The Pixies frontman makes holiday music with family to get in the seasonal mood.
WHEN: 9 p.m. Saturday
WHERE: Asylum, 121 Center St., Portland
HOW MUCH: $15; 18-plus show
That’s the gist of what Pixies front man Black Francis and his musical-minded family does each December. Francis, his wife and at least four of their five children head into the studio on the property of their home in western Massachusetts, and record their parts for the annual family Christmas album. The kids are ages 5 to 15.
Some families put every mundane occurrence of the past year in a holiday letter and send it out to unsuspecting relatives.
But Francis and his family put all of their creative energies into writing and recording original music that can be sent out to family and friends as an alternative to photos by the fireplace and fruitcake.
“It’s the family Christmas EP, we do it all together. I’m supposed to be in there right now,” said Francis, 48, during an interview in early December. “It’s like a poetry slam in there. It’s a new kind of Christmas album.”
Francis will bring his alternative rock vision and pedigree to Portland Saturday when he plays a show at Asylum.
Formed in Boston around 1986, the Pixies became a hugely influential alternative rock band, but gained more commercial success in Europe than in the U.S.
With Francis as the main songwriter, the group blended psychedelic music, surf rock and similarly scruffy sounds to create songs like “Cactus,” “Gigantic,” “Debaser,” and “Here Comes Your Man.”
“Here Comes Your Man” likely could have been a mainstream hit, with a catchy riff and a sound reminiscent of the Velvet Underground.
But the band was hesitant to play it live, or on TV shows, and it didn’t get widespread radio airplay.

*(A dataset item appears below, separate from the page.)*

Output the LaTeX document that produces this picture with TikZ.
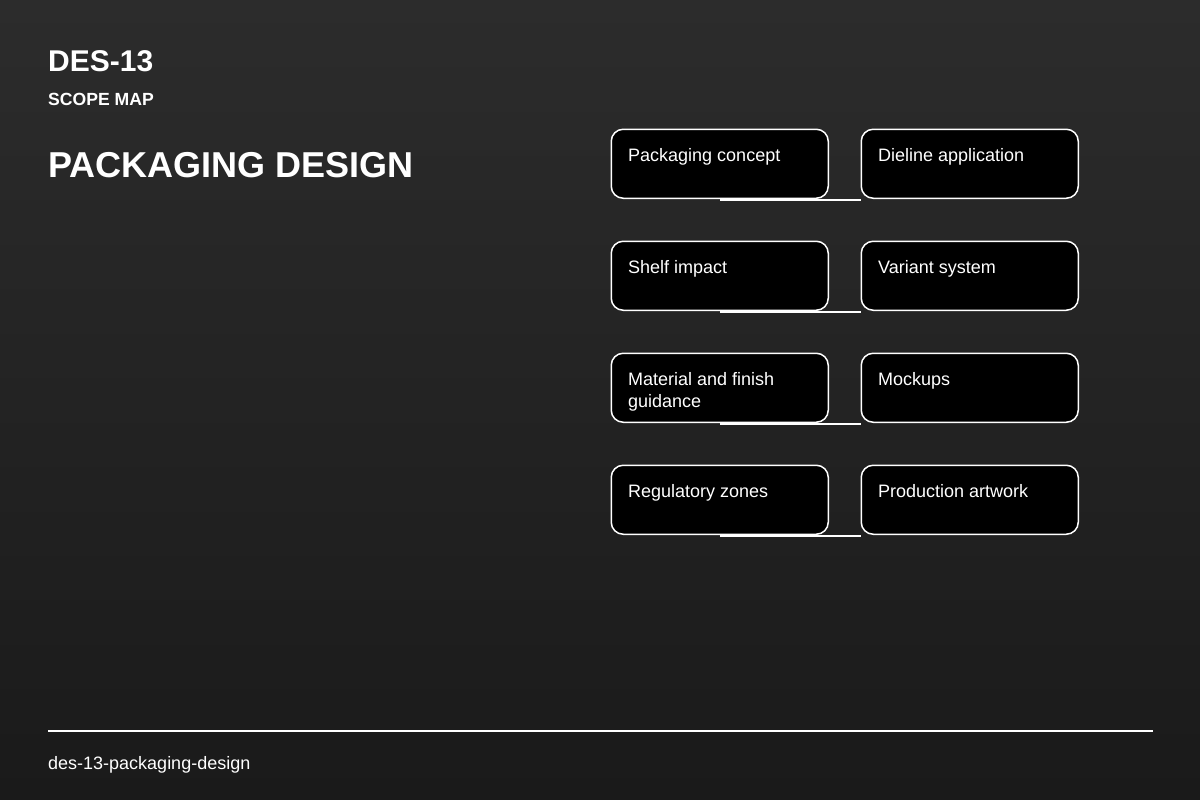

Black Francis was born Charles Thompson (he still goes by Charles when not giving interviews or performing) in Boston, but grew up in various places, including California, before landing at the University of Massachusetts. There he met Pixies guitarist Joey Santiago.

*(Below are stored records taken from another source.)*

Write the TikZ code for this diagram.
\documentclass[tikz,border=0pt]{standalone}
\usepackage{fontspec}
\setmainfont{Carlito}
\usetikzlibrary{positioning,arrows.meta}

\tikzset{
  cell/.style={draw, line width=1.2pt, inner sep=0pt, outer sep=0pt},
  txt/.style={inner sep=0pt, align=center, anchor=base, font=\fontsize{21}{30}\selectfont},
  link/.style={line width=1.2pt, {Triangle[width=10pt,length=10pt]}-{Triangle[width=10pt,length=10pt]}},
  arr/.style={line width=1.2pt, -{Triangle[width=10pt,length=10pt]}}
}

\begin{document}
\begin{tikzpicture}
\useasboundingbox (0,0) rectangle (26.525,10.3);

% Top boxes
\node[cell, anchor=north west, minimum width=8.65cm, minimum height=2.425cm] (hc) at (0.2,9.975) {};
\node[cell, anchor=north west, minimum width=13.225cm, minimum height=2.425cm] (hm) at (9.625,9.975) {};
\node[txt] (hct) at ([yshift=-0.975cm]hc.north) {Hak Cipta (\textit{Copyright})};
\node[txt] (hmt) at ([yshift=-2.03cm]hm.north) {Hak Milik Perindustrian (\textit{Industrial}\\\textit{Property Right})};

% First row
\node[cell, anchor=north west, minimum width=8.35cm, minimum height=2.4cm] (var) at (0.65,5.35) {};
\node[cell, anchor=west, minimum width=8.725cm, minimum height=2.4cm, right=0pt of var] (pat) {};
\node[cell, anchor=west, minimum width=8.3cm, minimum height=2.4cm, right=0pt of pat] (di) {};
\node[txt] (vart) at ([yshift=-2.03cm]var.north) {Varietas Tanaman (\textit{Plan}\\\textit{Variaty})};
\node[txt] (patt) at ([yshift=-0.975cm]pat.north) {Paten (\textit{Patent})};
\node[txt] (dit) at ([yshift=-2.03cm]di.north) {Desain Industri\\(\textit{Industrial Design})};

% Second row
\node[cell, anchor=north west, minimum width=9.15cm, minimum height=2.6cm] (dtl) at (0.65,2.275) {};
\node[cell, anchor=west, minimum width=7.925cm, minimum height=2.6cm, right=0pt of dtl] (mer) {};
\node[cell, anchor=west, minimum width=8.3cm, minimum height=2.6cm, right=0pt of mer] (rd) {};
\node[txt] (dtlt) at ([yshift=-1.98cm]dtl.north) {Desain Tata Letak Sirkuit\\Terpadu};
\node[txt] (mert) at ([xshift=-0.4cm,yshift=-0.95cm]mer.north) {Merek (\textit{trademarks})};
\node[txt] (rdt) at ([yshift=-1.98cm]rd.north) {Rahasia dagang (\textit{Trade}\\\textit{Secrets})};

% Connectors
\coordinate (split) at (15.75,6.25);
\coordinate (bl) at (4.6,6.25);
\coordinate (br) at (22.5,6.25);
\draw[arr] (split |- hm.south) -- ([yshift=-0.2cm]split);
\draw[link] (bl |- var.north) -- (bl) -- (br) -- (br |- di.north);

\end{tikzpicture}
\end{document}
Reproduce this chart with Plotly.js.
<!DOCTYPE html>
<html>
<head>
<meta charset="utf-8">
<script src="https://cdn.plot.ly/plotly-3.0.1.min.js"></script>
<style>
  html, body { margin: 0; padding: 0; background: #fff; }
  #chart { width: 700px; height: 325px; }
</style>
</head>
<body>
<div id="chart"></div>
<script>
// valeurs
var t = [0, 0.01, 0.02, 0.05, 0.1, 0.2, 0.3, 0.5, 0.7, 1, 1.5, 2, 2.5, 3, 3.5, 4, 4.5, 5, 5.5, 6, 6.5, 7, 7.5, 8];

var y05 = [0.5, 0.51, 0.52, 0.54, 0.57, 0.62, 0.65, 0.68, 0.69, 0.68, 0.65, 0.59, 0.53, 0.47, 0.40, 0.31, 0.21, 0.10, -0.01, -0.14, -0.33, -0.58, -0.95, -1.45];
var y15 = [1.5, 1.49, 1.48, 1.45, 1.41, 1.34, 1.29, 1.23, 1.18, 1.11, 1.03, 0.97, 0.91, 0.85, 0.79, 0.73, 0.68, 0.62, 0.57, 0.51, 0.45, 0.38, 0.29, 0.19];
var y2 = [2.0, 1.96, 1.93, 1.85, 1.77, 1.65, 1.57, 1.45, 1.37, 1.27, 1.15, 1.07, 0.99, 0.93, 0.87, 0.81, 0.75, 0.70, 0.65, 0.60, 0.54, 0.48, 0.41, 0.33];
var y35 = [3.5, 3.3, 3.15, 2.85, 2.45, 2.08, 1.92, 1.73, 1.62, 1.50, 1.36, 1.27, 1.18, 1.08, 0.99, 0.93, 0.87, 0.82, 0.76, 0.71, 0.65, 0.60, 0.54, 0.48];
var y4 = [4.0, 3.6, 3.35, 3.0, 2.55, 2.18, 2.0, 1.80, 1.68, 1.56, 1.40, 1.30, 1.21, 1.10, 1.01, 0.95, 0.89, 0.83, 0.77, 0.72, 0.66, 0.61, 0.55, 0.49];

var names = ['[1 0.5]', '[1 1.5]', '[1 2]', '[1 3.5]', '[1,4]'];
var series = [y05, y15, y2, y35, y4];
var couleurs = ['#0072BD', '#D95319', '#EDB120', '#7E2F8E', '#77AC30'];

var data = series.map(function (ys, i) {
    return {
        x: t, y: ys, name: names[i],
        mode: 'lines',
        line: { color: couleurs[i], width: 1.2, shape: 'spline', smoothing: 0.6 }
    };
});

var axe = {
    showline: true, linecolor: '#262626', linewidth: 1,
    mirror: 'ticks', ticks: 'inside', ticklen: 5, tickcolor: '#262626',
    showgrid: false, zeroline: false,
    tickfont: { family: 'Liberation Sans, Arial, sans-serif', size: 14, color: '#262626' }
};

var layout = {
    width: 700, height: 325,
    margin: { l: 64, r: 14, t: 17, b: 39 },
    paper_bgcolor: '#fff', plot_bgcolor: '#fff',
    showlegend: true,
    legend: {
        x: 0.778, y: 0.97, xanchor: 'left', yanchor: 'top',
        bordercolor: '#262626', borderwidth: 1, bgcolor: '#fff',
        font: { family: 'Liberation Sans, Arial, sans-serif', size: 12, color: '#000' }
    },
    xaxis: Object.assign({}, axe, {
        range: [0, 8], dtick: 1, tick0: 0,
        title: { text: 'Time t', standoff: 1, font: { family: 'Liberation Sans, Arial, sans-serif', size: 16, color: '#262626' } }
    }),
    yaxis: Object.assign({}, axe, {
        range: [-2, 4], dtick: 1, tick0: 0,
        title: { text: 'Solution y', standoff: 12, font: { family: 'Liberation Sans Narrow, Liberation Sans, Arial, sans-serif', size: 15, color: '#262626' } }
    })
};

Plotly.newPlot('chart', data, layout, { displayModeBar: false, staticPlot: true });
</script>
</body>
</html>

The rest of the band soon formed and they began playing Boston bars. They were noticed by a record producer while opening for Throwing Muses, and soon began recording.
Part of Francis’ allure, for some fans, is that he’s tough to figure out. He changed his stage name to Frank Black for a while, while performing away from the Pixies, but now uses Black Francis whether he’s playing with the Pixies or not.
“It’s all just one big gig, one big album anyway, it’s all the same,” he said.
When asked what fans might see at his Portland show, Francis responded slowly and methodically.
“Well, I have an electric guitar, and a microphone, and I will perform songs from my career and from the Pixies,” said Francis. “I’ve been doing a lot of Pixies tours lately, so I have Pixies on the brain.”
When asked what the future for him and the Pixies might hold – more recordings? more hiatuses? – he said:
“It’s my day job. I’ve got five kids. What can I tell you?”
When he’s not writing or performing music, Francis said he paints. It’s something he’s become passionate about lately.
“Mostly naked women. I figure it was good enough for Picasso,” he said.
He got a little more serious when talking about his earliest and musical influences, especially the Beatles and other rockers of the ’60s.
“I think that you form your musical tastes pretty young, and for me, that means I have a deep reverence for a lot of rock of the ’60s. I’ve always like the Beatles as far back as I can remember,” he said.